|Fuzzy focus but kinda pleased with myself.|
I did it! I finally made my first little black dress. Now I have the ultimate contrast for my pasty white legs. :o)
I used Butterick B6448 again, and this time, I actually followed all of the directions. This means I learned how to line the bodice. While I appreciated learning a new technique, it was really touch and go there for a bit. I had to watch a few videos on YouTube before totally understanding how that was all supposed to work.
The pattern is pretty clear if you make the sleeveless version of this dress. But if you have sleeves, it's not quite clear how to keep them out of the way while pinning and sewing the bodice lining. I mean, if you stare at it long enough, you figure it out. You pull the sleeves back like you're rolling them up and over the shoulder, making it sleeveless. They are then out of the way of the stitching line you're about to make around the armhole, and when everything is turned right side out, the sleeve is still lying nicely on the outside of your dress where it belongs.
But if you're a beginner, I could see this being confusing, as the stitching line changes a bit once you've set in sleeves. A little extra diagram would have helped.
I used a medium weight linen that I picked up at my local Joann Fabrics. My original thought was that it wouldn't need a lining, but then I panicked at the last minute and lined it anyway, including the underlining of the skirt pieces. Probably unnecessary, but it feels nice.

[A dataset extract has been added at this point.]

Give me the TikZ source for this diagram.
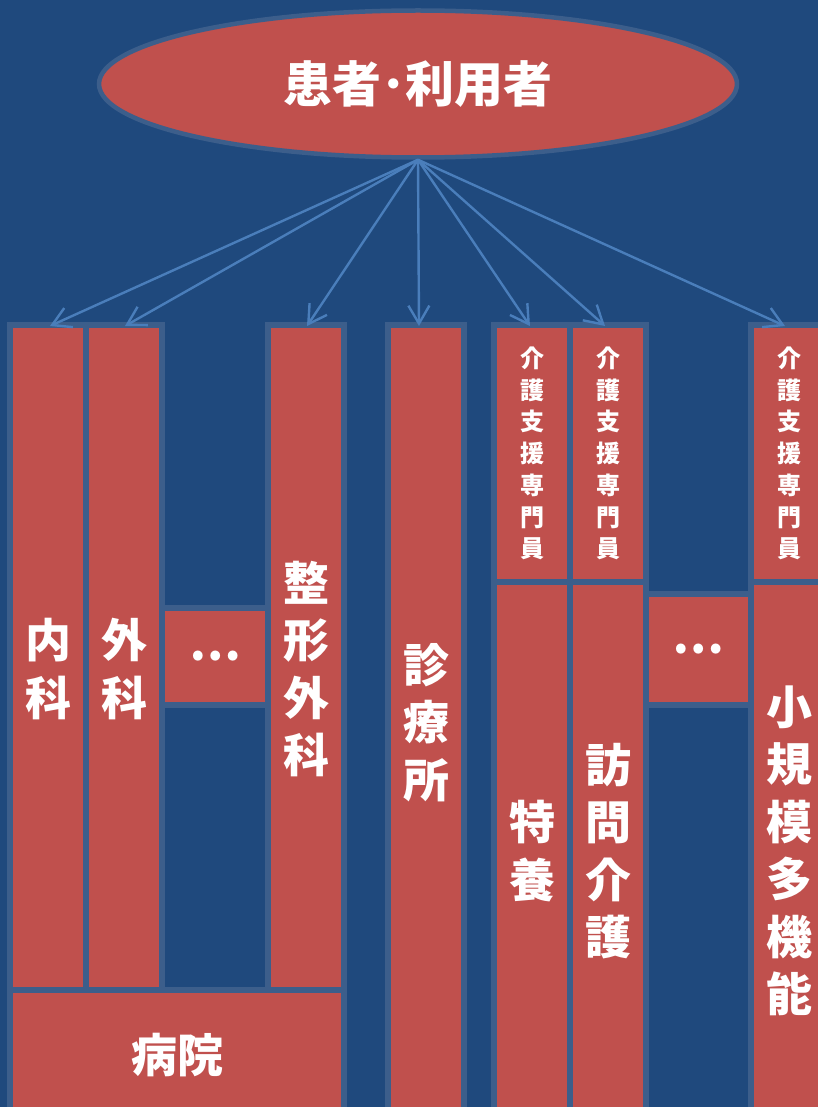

The lining is where I've started to flex my Make Do And Mend muscles. I used a fabric that I purchased at a charity resale shop. It feels like bed sheet fabric to be honest. It's nice and light with pretty little lavender flowers. And it was $1.00 a yard. Not true Make Do And Mend, as using something I already owned would have been more appropriate for that category, but close enough.
Linen wrinkles something fierce, but I'm hoping both the weight of the fabric and the lining end up reducing some of that. I'll live with the rest because I really like linen. So I'm a little wrinkled. So what.
It's hard to see the lines on this dress, but the first photo gives you a good idea of the length (I'm 5'7", and I made a size 14.). This second photo shows how swingy the 8 panel skirt can be.
I was being funny and hadn't actually planned on using this particular shot. I don't even know what that pose is supposed to be saying. "Ta da!" perhaps. Anyway, it ended up being a good shot of the dress ~ and it's in focus! ~ so here it is.
A clearer shot of the neckline:
If you're someone who doesn't like a fitted waist, this is a great dress for you. The dress just glides over my curves, hitting me in the right spots without being too tight. I'm comfortable. This could even be a Thanksgiving dress, where pie is enthusiastically consumed.
I will be making this dress a third time, though I'm not entirely sure I want to line the bodice again. It's not a bad thing to learn, and being able to enclose the back zipper tape in the lining is very nice. It looks so neat.
But facings are pretty darn easy. I'll have to think about it. See if I can construct the dress the way I usually like to do it, and then leave the lining/facing decision until the end.